Gladys se proponía ir al «cementerio judío», pero no sabía dónde estaba. Se detuvo varias veces en Wilshire para pedir instrucciones, pero nadie parecía saber dónde quedaba. Continuó conduciendo, ahora con un Chesterfield en la boca. Se había quitado el sombrero, que tenía el velo humedecido, y lo había arrojado al asiento trasero, sobre la pila de objetos —periódicos, revistas de cine, libros en rústica, pañuelos almidonados y diversas prendas— acumulados durante meses. Mientras Norma Jeane continuaba revolviéndose en el asiento, musitó:

—Puede que para un judío como Thalberg las cosas sean diferentes. Seguro que ellos tienen una idea distinta del universo. Hasta su calendario es distinto del nuestro. Para nosotros todo es nuevo, una sorpresa constante, pero no para ellos, que prácticamente viven en el Antiguo Testamento, con todas sus plagas y profecías. Si pudiéramos compartir ese punto de vista —hizo una pausa y miró con el rabillo del ojo a Norma Jeane, que se esforzaba por contener el pis, aunque la urgencia era tan grande que sentía entre las piernas un dolor agudo como un alfilerazo—.
Él
tiene sangre judía. Es una de las barreras que nos separan. Pero hoy nos ha visto. No pudo hablarnos, pero lo hizo con los ojos. Y te vio a ti, Norma Jeane.

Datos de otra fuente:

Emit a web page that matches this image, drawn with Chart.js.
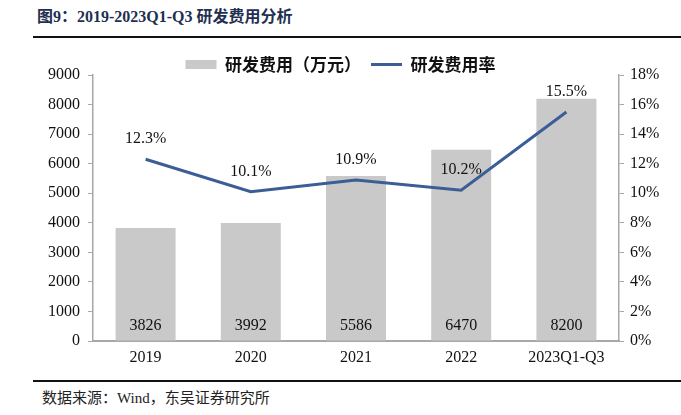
<!DOCTYPE html>
<html>
<head>
<meta charset="utf-8">
<script src="https://cdn.jsdelivr.net/npm/chart.js@4"></script>
<style>
  body { margin: 0; width: 681px; height: 415px; background: #fff; position: relative; overflow: hidden; }
  #title { position: absolute; left: 37px; top: 3px; font: bold 16px "Liberation Serif", "Noto Sans CJK SC"; color: #1f3052; }
  .rule { position: absolute; left: 33px; right: 0; height: 2px; background: #111; }
  #note { position: absolute; left: 42px; top: 386px; font: 15px "Liberation Serif", "Noto Sans CJK SC"; color: #222; }
  #box { position: absolute; left: 0; top: 40px; width: 681px; height: 340px; }
</style>
</head>
<body>
<div id="title">图9：2019-2023Q1-Q3 研发费用分析</div>
<div class="rule" style="top:36px"></div>
<div id="box"><canvas id="chart1"></canvas></div>
<div class="rule" style="top:380px"></div>
<div id="note">数据来源：Wind，东吴证券研究所</div>
<script>
const years = ['2019', '2020', '2021', '2022', '2023Q1-Q3'];
const rdCost = [3826, 3992, 5586, 6470, 8200];
const rdRate = [12.3, 10.1, 10.9, 10.2, 15.5];
const leftTicks = [0, 9000, 1000];
const rightTicks = [0, 18, 2];

const serif = '"Liberation Serif", "Times New Roman", serif';

// value labels: costs near the bar base, rates above the line
const labelPlugin = {
    id: 'labels',
    afterDatasetsDraw(chart) {
        const ctx = chart.ctx;
        ctx.save();
        ctx.font = '16px ' + serif;
        ctx.fillStyle = '#111';
        ctx.textAlign = 'center';
        ctx.textBaseline = 'middle';
        const base = chart.scales.y.getPixelForValue(0);
        chart.getDatasetMeta(0).data.forEach((bar, i) => {
            ctx.fillText(String(rdCost[i]), bar.x, base - 15);
        });
        chart.getDatasetMeta(1).data.forEach((pt, i) => {
            ctx.fillText(rdRate[i].toFixed(1) + '%', pt.x, pt.y - 20);
        });
        ctx.restore();
    }
};

const ctx1 = document.getElementById('chart1').getContext('2d');
const chart1 = new Chart(ctx1, {
    type: 'bar',
    data: {
        labels: years,
        datasets: [{
            label: '研发费用（万元）',
            data: rdCost,
            backgroundColor: '#c9c9c9',
            barPercentage: 0.57,
            categoryPercentage: 1,
            yAxisID: 'y',
            order: 2
        }, {
            type: 'line',
            label: '研发费用率',
            data: rdRate,
            borderColor: '#3b5e96',
            backgroundColor: '#3b5e96',
            borderWidth: 3,
            pointRadius: 0,
            fill: false,
            yAxisID: 'y1',
            order: 1
        }]
    },
    options: {
        responsive: true,
        maintainAspectRatio: false,
        animation: false,
        layout: { padding: { top: 6, right: 0, left: 0, bottom: 0 } },
        plugins: {
            tooltip: { enabled: false },
            legend: {
                position: 'top',
                maxHeight: 29,
                labels: {
                    usePointStyle: true,
                    pointStyleWidth: 31,
                    boxHeight: 9,
                    padding: 10,
                    color: '#111',
                    font: { family: '"Noto Sans CJK SC", ' + serif, size: 17, weight: 'bold' },
                    generateLabels(chart) {
                        return chart.data.datasets.map((ds, i) => ({
                            text: ds.label,
                            datasetIndex: i,
                            fillStyle: i === 0 ? '#c9c9c9' : '#3b5e96',
                            strokeStyle: i === 0 ? '#c9c9c9' : '#3b5e96',
                            lineWidth: i === 0 ? 0 : 3,
                            pointStyle: i === 0 ? 'rect' : 'line',
                            fontColor: '#111'
                        }));
                    }
                }
            }
        },
        scales: {
            x: {
                afterFit(scale) { scale.height = 39; },
                grid: { display: false, drawTicks: false },
                border: { color: '#a8a8a8', width: 2 },
                ticks: { color: '#111', padding: 7, font: { family: serif, size: 16 } }
            },
            y: {
                position: 'left',
                min: leftTicks[0],
                max: leftTicks[1],
                afterFit(scale) { scale.width = 93; },
                grid: { drawOnChartArea: false, tickLength: 5, color: '#a8a8a8' },
                border: { color: '#a8a8a8', width: 1.5 },
                ticks: {
                    stepSize: leftTicks[2],
                    color: '#111',
                    padding: 8,
                    font: { family: serif, size: 16 },
                    callback: v => String(v)
                }
            },
            y1: {
                position: 'right',
                min: rightTicks[0],
                max: rightTicks[1],
                afterFit(scale) { scale.width = 62; },
                grid: { drawOnChartArea: false, tickLength: 5, color: '#a8a8a8' },
                border: { color: '#a8a8a8', width: 1.5 },
                ticks: {
                    stepSize: rightTicks[2],
                    color: '#111',
                    padding: 6,
                    font: { family: serif, size: 16 },
                    callback: v => v + '%'
                }
            }
        }
    },
    plugins: [labelPlugin]
});
</script>
</body>
</html>
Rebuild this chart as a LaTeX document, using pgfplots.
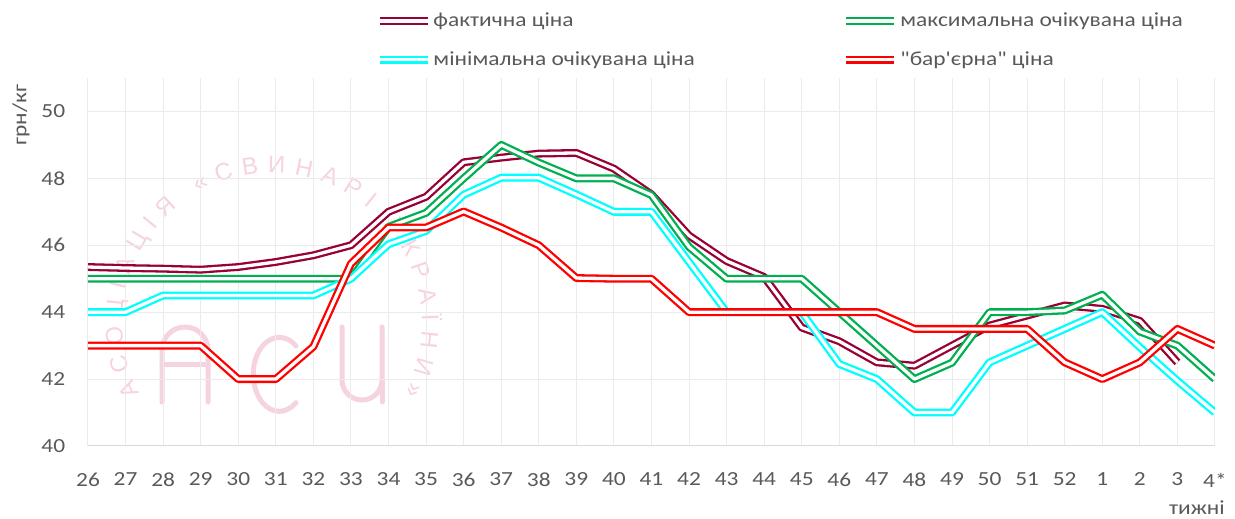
\documentclass[border=0pt]{standalone}
\usepackage{fontspec}
\setmainfont{Carlito}[Ligatures=TeXOff, FakeStretch=1.17]
\newfontfamily\wmfont{Liberation Sans}
\usepackage{pgfplots}
\pgfplotsset{compat=1.18}
\usepackage{pgfplotstable}
\usetikzlibrary{decorations.text}
\definecolor{cMar}{HTML}{990033}
\definecolor{cGrn}{HTML}{00B050}
\definecolor{cCya}{HTML}{00FFFF}
\definecolor{cRed}{HTML}{FF0000}
\definecolor{cText}{HTML}{595959}
\definecolor{cGrid}{HTML}{EBEBEB}
\definecolor{cAxis}{HTML}{D9D9D9}
\definecolor{wm}{HTML}{F5D3DF}

\pgfplotstableread{
x y
0 45.35
1 45.32
2 45.30
3 45.27
4 45.35
5 45.50
6 45.70
7 46.00
8 47.00
9 47.45
10 48.48
11 48.62
12 48.74
13 48.76
14 48.29
15 47.52
16 46.29
17 45.53
18 45.05
19 43.54
20 43.13
21 42.50
22 42.40
23 43.00
24 43.60
25 43.90
26 44.20
27 44.10
28 43.74
29 42.50
}\tFakt

\pgfplotstableread{
x y
0 45.0
1 45.0
2 45.0
3 45.0
4 45.0
5 45.0
6 45.0
7 45.0
8 46.55
9 46.97
10 48.0
11 49.0
12 48.47
13 48.0
14 48.0
15 47.5
16 45.95
17 45.0
18 45.0
19 45.0
20 44.0
21 43.0
22 42.0
23 42.49
24 44.0
25 44.0
26 44.05
27 44.52
28 43.42
29 43.0
30 42.0
}\tMax

\pgfplotstableread{
x y
0 44.0
1 44.0
2 44.5
3 44.5
4 44.5
5 44.5
6 44.5
7 45.0
8 46.03
9 46.43
10 47.51
11 48.02
12 48.02
13 47.52
14 47.0
15 47.0
16 45.5
17 44.0
18 44.0
19 44.0
20 42.45
21 42.0
22 41.0
23 41.0
24 42.5
25 43.0
26 43.5
27 44.0
28 42.95
29 41.95
30 41.0
}\tMin

\pgfplotstableread{
x y
0 43.0
1 43.0
2 43.0
3 43.0
4 42.0
5 42.0
6 42.97
7 45.45
8 46.53
9 46.53
10 47.01
11 46.53
12 46.0
13 45.02
14 45.0
15 45.0
16 44.0
17 44.0
18 44.0
19 44.0
20 44.0
21 44.0
22 43.5
23 43.5
24 43.5
25 43.5
26 42.5
27 42.0
28 42.5
29 43.5
30 43.0
}\tBar

\begin{document}
\fontsize{20}{24}\selectfont
\begin{tikzpicture}
\useasboundingbox (-88pt,-73pt) rectangle (1147pt,446pt);
% watermark (image px -> (x-88, 446-y))
\begin{scope}[draw=wm, line width=5pt, line cap=round]
  % A
  \draw (74pt,44pt) -- (74pt,96pt) arc[start angle=180, end angle=0, radius=23pt] -- (120pt,44pt);
  \draw (74pt,81pt) -- (120pt,81pt);
  % C
  \draw (208pt,100pt) arc[start angle=50, end angle=310, x radius=26pt, y radius=37pt];
  % U
  \draw (254pt,119pt) -- (254pt,66pt) arc[start angle=180, end angle=360, radius=20pt] -- (294pt,119pt);
  \draw (294pt,66pt) -- (294pt,44pt);
\end{scope}
\path[decorate, decoration={text along path, text color=wm, text align=fit to path,
  text={|\wmfont\fontsize{24}{24}\selectfont|АСОЦІАЦІЯ «СВИНАРІ УКРАЇНИ»}}]
  (184pt,123pt) ++(208:150pt) arc[start angle=208, end angle=-28, radius=150pt];
\begin{axis}[
  at={(0pt,0pt)}, anchor=south west,
  width=1127pt, height=368pt, scale only axis,
  clip mode=individual,
  xmin=0, xmax=30, ymin=40, ymax=51,
  xtick={0,...,30},
  xticklabels={26,27,28,29,30,31,32,33,34,35,36,37,38,39,40,41,42,43,44,45,46,47,48,49,50,51,52,1,2,3,4*},
  ytick={40,42,44,46,48,50},
  /pgf/number format/assume math mode=true,
  xmajorgrids, ymajorgrids,
  grid style={color=cGrid, line width=1pt},
  major tick length=0pt,
  axis x line*=bottom, axis y line*=left,
  x axis line style={draw=cAxis, line width=1pt, -},
  y axis line style={draw=none},
  tick label style={text=cText},
  xticklabel style={yshift=-20pt},
  yticklabel style={xshift=-16pt},
  legend columns=2,
  legend cell align=left,
  legend style={at={(axis description cs:0.255,1.184)}, anchor=north west,
    draw=none, fill=none, inner sep=0pt, row sep=18pt, column sep=0pt,
    text=cText},
  legend image code/.code={\draw[#1] (0pt,0pt) -- (48pt,0pt);},
  every axis plot/.append style={line width=2.3pt, double=white, double distance=3.3pt, line join=round, mark=none},
]
\addplot[color=cMar] table[x=x,y=y] {\tFakt};
\addlegendentry{\makebox[407pt][l]{фактична ціна}}
\addplot[color=cGrn] table[x=x,y=y] {\tMax};
\addlegendentry{максимальна очікувана ціна}
\addplot[color=cCya] table[x=x,y=y] {\tMin};
\addlegendentry{\makebox[407pt][l]{мінімальна очікувана ціна}}
\addplot[color=cRed] table[x=x,y=y] {\tBar};
\addlegendentry{"бар'єрна" ціна}
\node[text=cText, rotate=90] at (axis description cs:-0.0595,0.899) {грн/кг};
\node[text=cText] at (axis description cs:0.984,-0.168) {тижні};
\end{axis}
\end{tikzpicture}
\end{document}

Fue entonces, a menos de un kilómetro de Highland Avenue, cuando Norma Jeane se hizo pis encima. Se sintió mortificada, angustiada, pero incapaz de contenerse una vez que hubo empezado. Gladys reconoció el olor de inmediato y comenzó a golpearla y abofetearla con furia:

—¡Cerda! ¡Pequeña salvaje! ¡Has estropeado ese precioso vestido, que ni siquiera es
nuestro
! Lo has hecho adrede, ¿verdad?

Cuatro días después se desataron los vientos de Santa Ana.

9

Porque quería a la niña y deseaba evitarle sufrimientos.

Porque estaba envenenada. Y la niña también lo estaba.

Porque la Ciudad de Arena se consumía en llamas.

Porque el olor a quemado impregnaba el aire.

Porque, según el horóscopo, era el momento de que los nacidos bajo el signo de Géminis «actuaran con determinación» y «demostraran valor para decidir su vida».

Porque el momento señalado del mes había pasado y la sangre había cesado de manar de su cuerpo. Nunca volvería a desearla un hombre.

Porque durante trece años había trabajado en el laboratorio de La Productora, siendo una empleada fiable, leal, devota, que había contribuido a hacer las mejores películas, a promover a las grandes estrellas, a transformar el propio espíritu del país, sólo para descubrir ahora que la juventud se había escapado entre sus dedos y que su alma estaba mortalmente enferma. En la enfermería de La Productora le habían mentido; el médico contratado por la dirección había dicho que su sangre no estaba contaminada cuando de hecho lo estaba, pues el veneno de los productos químicos se había filtrado, pese a la protección de los guantes de goma de doble densidad, y penetrado en los huesos de sus manos, esas manos que su amante había besado diciendo que eran hermosas y delicadas, «el mejor solaz». El veneno había llegado a la médula y al cerebro, transportado por la sangre, mientras sus indefensos pulmones respiraban los tóxicos vapores. También le había afectado a la vista, ahora nubosa. Los ojos le dolían incluso mientras dormía. Sus compañeros de trabajo se negaban a reconocer su propia enfermedad por temor a ser despedidos, a quedarse en el paro. Porque en Estados Unidos, 1934 era el año del infierno, el año del horror. Porque había llamado para avisar de que estaba enferma una y otra vez, hasta que una voz la informó de que «ya no estaba en nómina, que su pase de La Productora había sido cancelado y que en el control de seguridad le negarían el acceso». Después de trece años.